Достойна своего родителя и Ирина Стрюкова – поручик печальной памяти женского «батальона смерти». Она всеми силами души ненавидит народ и революцию. Но образ этот по-своему трагичен, особенно в ночь, когда она стоит у гроба отца и сознает свою вину перед покойным – ведь это она привезла в город своего возлюбленного Обручева, который стал убийцей Стрюкова.
Офицер-контрразведчик Обручев, он же самозваный студент Сергей Шестаков, – идейный, непримиримый враг революции. Умный, образованный, умеющий мастерски маскироваться, он ведет себя в лагере красных столь осторожно и дальновидно, что истинное лицо его долго не могут распознать ни Надя, ни великолепный разведчик Семен Маликов, ни даже опытнейший Кобзин, который лишь под конец начинает подозревать, что во всей истории с убийством Стрюкова роль Обручева была более чем туманна. Неизвестно, поднимется ли этот матерый враг после карающего выстрела Нади Корнеевой, но нам и без того ясно, что мир Обручевых и Стрюковых обречен, что победа социалистической революции неизбежна.
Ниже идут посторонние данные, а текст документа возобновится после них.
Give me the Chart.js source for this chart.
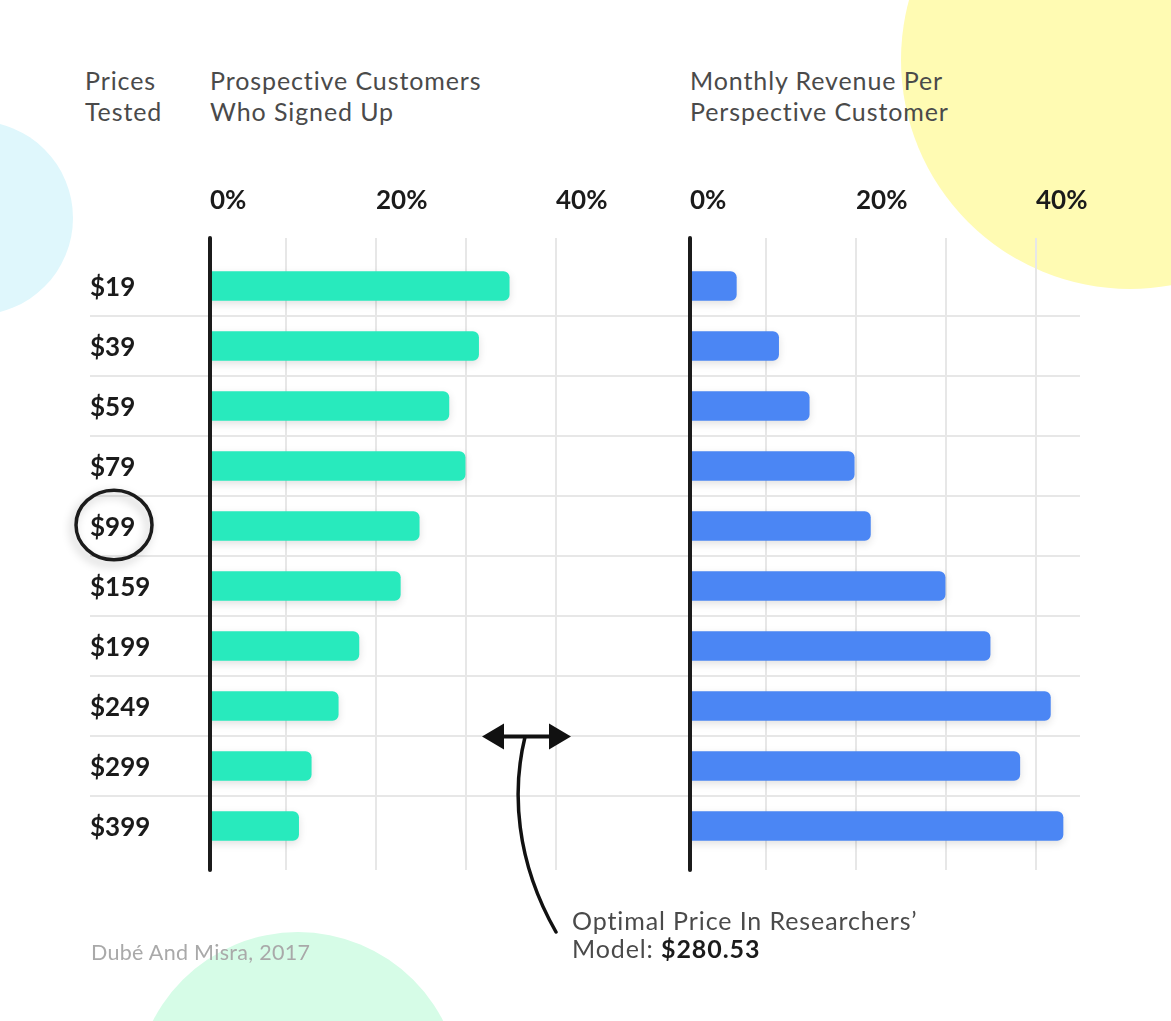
<!DOCTYPE html>
<html>
<head>
<meta charset="utf-8">
<title>Prices tested</title>
<script src="https://cdn.jsdelivr.net/npm/chart.js@4.4.1/dist/chart.umd.min.js"></script>
<style>
  html, body { margin: 0; padding: 0; background: #fff; }
  #page { position: relative; width: 1171px; height: 1021px; overflow: hidden; font-family: Lato, "Open Sans", sans-serif; }
  .blob { position: absolute; border-radius: 50%; }
  .layer { position: absolute; left: 0; top: 0; }
  .head { position: absolute; top: 65px; font-size: 25px; letter-spacing: 0.9px; line-height: 31px; color: #4a4a4a; white-space: nowrap; }
  .note { position: absolute; left: 572px; top: 906px; font-size: 25px; letter-spacing: 0.9px; line-height: 28px; color: #4a4a4a; white-space: nowrap; }
  .note b { color: #1b1b1b; font-weight: 700; }
  .source { position: absolute; left: 91px; top: 939px; font-size: 21.5px; letter-spacing: 0.3px; line-height: 26px; color: #a9a9a9; white-space: nowrap; }
</style>
</head>
<body>
<div id="page">
  <div class="blob" style="left:-121px; top:121px; width:194px; height:194px; background:#dff7fc;"></div>
  <div class="blob" style="left:901px; top:-169px; width:458px; height:458px; background:#fffbb3;"></div>
  <div class="blob" style="left:135px; top:932px; width:326px; height:326px; background:#d6fce7;"></div>

  <div class="head" style="left:85px;">Prices<br>Tested</div>
  <div class="head" style="left:210px;">Prospective Customers<br>Who Signed Up</div>
  <div class="head" style="left:690px;">Monthly Revenue Per<br>Perspective Customer</div>

  <canvas id="signups" class="layer" width="1171" height="1021"></canvas>
  <canvas id="revenue" class="layer" width="1171" height="1021"></canvas>

  <svg class="layer" width="1171" height="1021">
    <line x1="500" y1="736.5" x2="553" y2="736.5" stroke="#111" stroke-width="4"/>
    <polygon points="482,736.5 504,723.5 504,749.5" fill="#111"/>
    <polygon points="571,736.5 549,723.5 549,749.5" fill="#111"/>
    <path d="M 525 737 C 512 790, 515 860, 556 932" fill="none" stroke="#111" stroke-width="3.5" stroke-linecap="round"/>
  </svg>

  <div class="note">Optimal Price In Researchers’<br>Model: <b>$280.53</b></div>
  <div class="source">Dubé And Misra, 2017</div>
</div>

<script>
// values (percent)
const categories = ['$19', '$39', '$59', '$79', '$99', '$159', '$199', '$249', '$299', '$399'];
const signupShare = [34.8, 31.4, 28.1, 29.9, 24.8, 22.7, 18.1, 15.8, 12.8, 11.4];
const revenueShare = [6.7, 11.4, 14.8, 19.8, 21.6, 29.9, 34.9, 41.6, 38.2, 43.0];
const tickValues = [1.55, 10, 20, 30, 40];
const tickLabels = ['0%', '', '20%', '', '40%'];
const axisMin = 1.55;
const axisMax = 45;
const highlighted = '$99';

const INK = '#1b1b1b';
const GRID = '#e7e7e7';

Chart.defaults.font.family = 'Lato';

const framePlugin = {
    id: 'frame',
    beforeDatasetsDraw(chart, args, opts) {
        const { ctx, chartArea: area, scales: { x, y } } = chart;
        ctx.save();
        ctx.strokeStyle = GRID;
        ctx.lineWidth = 2;
        // grid runs a little past the bottom row
        x.ticks.forEach((t, i) => {
            if (i === 0) return;
            const px = Math.round(x.getPixelForValue(t.value));
            ctx.beginPath();
            ctx.moveTo(px, area.bottom);
            ctx.lineTo(px, area.bottom + 14);
            ctx.stroke();
        });
        // row separators across both panels
        if (opts.rows) {
            for (let i = 0; i < categories.length - 1; i++) {
                const py = Math.round((y.getPixelForValue(i) + y.getPixelForValue(i + 1)) / 2);
                ctx.beginPath();
                ctx.moveTo(opts.rows[0], py);
                ctx.lineTo(opts.rows[1], py);
                ctx.stroke();
            }
        }
        ctx.restore();
    },
    beforeDatasetDraw(chart) {
        const ctx = chart.ctx;
        ctx.save();
        ctx.shadowColor = 'rgba(0, 0, 0, 0.12)';
        ctx.shadowBlur = 8;
        ctx.shadowOffsetY = 3;
    },
    afterDatasetDraw(chart) {
        chart.ctx.restore();
    },
    afterDatasetsDraw(chart, args, opts) {
        const { ctx, chartArea: area, scales: { y } } = chart;
        ctx.save();
        ctx.strokeStyle = INK;
        ctx.lineWidth = 4;
        ctx.lineCap = 'round';
        ctx.beginPath();
        ctx.moveTo(area.left, area.top - 18);
        ctx.lineTo(area.left, area.bottom + 14);
        ctx.stroke();

        if (opts.circle) {
            const cy = y.getPixelForValue(categories.indexOf(highlighted)) - 1;
            ctx.shadowColor = 'rgba(0, 0, 0, 0.25)';
            ctx.shadowBlur = 10;
            ctx.shadowOffsetX = -3;
            ctx.shadowOffsetY = 4;
            ctx.lineWidth = 3.5;
            ctx.beginPath();
            ctx.ellipse(y.left + 24, cy, 38, 34.8, 0, 0, Math.PI * 2);
            ctx.stroke();
        }
        ctx.restore();
    }
};

function makeChart(id, values, color, padLeft, padRight, showLabels) {
    return new Chart(document.getElementById(id), {
        type: 'bar',
        data: {
            labels: categories,
            datasets: [{
                data: values,
                backgroundColor: color,
                barThickness: 29,
                borderRadius: 6,
                borderSkipped: 'start'
            }]
        },
        options: {
            indexAxis: 'y',
            responsive: false,
            animation: false,
            layout: { padding: { left: padLeft, right: padRight, top: 186, bottom: 165 } },
            plugins: {
                legend: { display: false },
                tooltip: { enabled: false },
                frame: { rows: showLabels ? [90, 1080] : null, circle: showLabels }
            },
            scales: {
                x: {
                    position: 'top',
                    min: axisMin,
                    max: axisMax,
                    afterBuildTicks: scale => {
                        scale.ticks = tickValues.map(v => ({ value: v }));
                    },
                    afterFit: scale => { scale.height = 70; },
                    grid: { color: GRID, lineWidth: 2, tickLength: 18, drawTicks: true },
                    border: { display: false },
                    ticks: {
                        align: 'start',
                        padding: 22,
                        maxRotation: 0,
                        autoSkip: false,
                        color: INK,
                        font: { size: 26, weight: 'bold' },
                        callback: (value, index) => tickLabels[index]
                    }
                },
                y: {
                    display: showLabels,
                    afterFit: scale => { if (showLabels) scale.width = 120; },
                    grid: { display: false },
                    border: { display: false },
                    ticks: {
                        crossAlign: 'far',
                        labelOffset: 1.5,
                        color: INK,
                        font: { size: 26, weight: 'bold' }
                    }
                }
            }
        },
        plugins: [framePlugin]
    });
}

makeChart('signups', signupShare, '#28eabd', 90, 570, true);
makeChart('revenue', revenueShare, '#4b86f4', 690, 90, false);
</script>
</body>
</html>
У степных народов могучая птица беркут славится своей зоркостью, отвагой и высотой полета. Молодые герои романа В. И. Пистоленко в огне революции обрели крылья беркута. Они полны мужества и отваги, они стали зорки и неукротимы, они готовы к новым свершениям и полетам в неизведанные дали.
В кругу друзей автор «Крыльев беркута» говорил, что работает над второй книгой романа, в которой его герои с честью пройдут горнило новых испытаний и вступят в эпоху строительства мирной жизни закаленными бойцами непобедимой ленинской партии. Будем надеяться, что встреча с полюбившимися нам героями состоится в недалеком будущем.